A long, long time ago I tried to talk the people who were designing what would become Java into this. I was not successful.

### Sounds a bit like Baker's

Sounds a bit like Baker's scheme: Minimizing Reference Count Updating with Deferred and Anchored Pointers for Functional Data Structures, except you replace syntactic borrow/anchor binding forms with a static analysis that does the same. I'm not sure what it means to have delete permission if objects are reference counted though.

This thread has led to some interesting references!

### Not really intended for functional programming.

Baker's system is more for functional programming. I was looking at this from the standpoint of how to build memory-safe low level systems. If you have functional programming and closures, you're probably in a higher level environment where garbage collection is useful and affordable.

The language safety situation at the higher levels of abstraction is in fairly good shape. It's the low-level systems programming, still done in C, where we still have vast numbers of memory-related bugs and crashes.

### Low Level

I agree with this up to "systems programming". I think there are many specialised application domains where general purpose optimisation fails to produce good high performance code (and my hypothesis is that this is fundamental and unavoidable). So letting specialists write low-level code is a good idea.

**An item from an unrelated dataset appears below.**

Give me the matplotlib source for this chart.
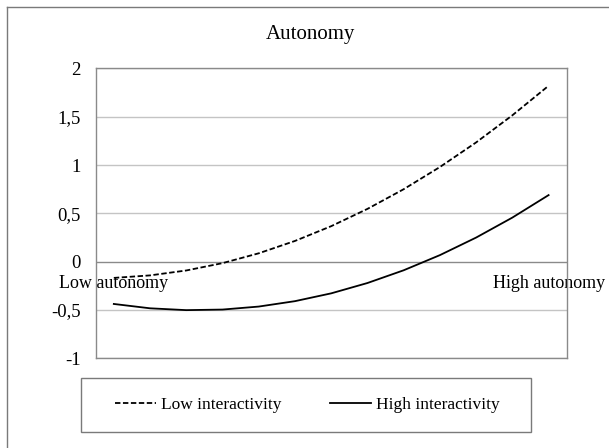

For example Numpi and Scipy for python are written in C and offer a significant performance advantage, probably some applications for python would not be possible if they were not.

### I think there are many

I think there are many specialised application domains where general purpose optimisation fails to produce good high performance code (and my hypothesis is that this is fundamental and unavoidable). ... For example Numpi and Scipy for python are written in C and offer a significant performance advantage, probably some applications for python would not be possible if they were not.

That's a quirk of Python's "anything can change at any time" semantics. Optimizing inner loops in numerical code has been understood since the days of Backus' original FORTRAN compiler. It's also irrelevant to the GC issue.

### Citation needed

Can you link to benchmarks or performance figures that show a general equivalence of speed to languages like C, Fortran or Ada. Fortran is not as far as I am aware garbage collected. Old Fortran just leaked memory, new fortran has scoped variables.

The performance problem with garbage collection is to do with the extra dereferencing to allow objects to be moved, and the boxing of values. Automatic unboxing is not as straightforward as you suggest. This cost can be significant (halving the performance of some graph algorithms).

What is the fastest garbage collected language you are aware of?

### I don't see anything in

I don't see anything in Baker's system that requires or implicitly depends upon functional programing or closures. It's specifically about how to eliminate unnecessary reference count updates by programming in a linear style and exploiting an "anchored pointer" that does not require such updates. That sounds applicable to systems programming to me.

### The idea there is that if

The idea there is that if you can't tell at compile time what gets deallocated at block exit, maybe you can tell at run time. "An anchored pointer is a deferred increment pointer with an additional component which indicates its anchor." Can that be done without a dynamically-sized to-do list at block exit? (Go has such a to-do list, so that their "defer" construct will work.)

### Yes, the dynamic semantics

Yes, the dynamic semantics of an anchored pointer is simply a fat pointer, ie. the raw pointer paired with a stack depth. When returning an anchored value with depth X from depth N, you increment the refcount only if X > N. Furthermore, local bindings only need anchored pointers for, eg. list traversals, so no refcount mods are needed for non-keep/anchored pointer parameters.

So the to-do list size is equal to the number of parameters.

### Did you ever implement this?

Did you ever implement this? I'm curious how it turned out.

### Not started yet

I haven't had time to start yet, but its still on my todo list.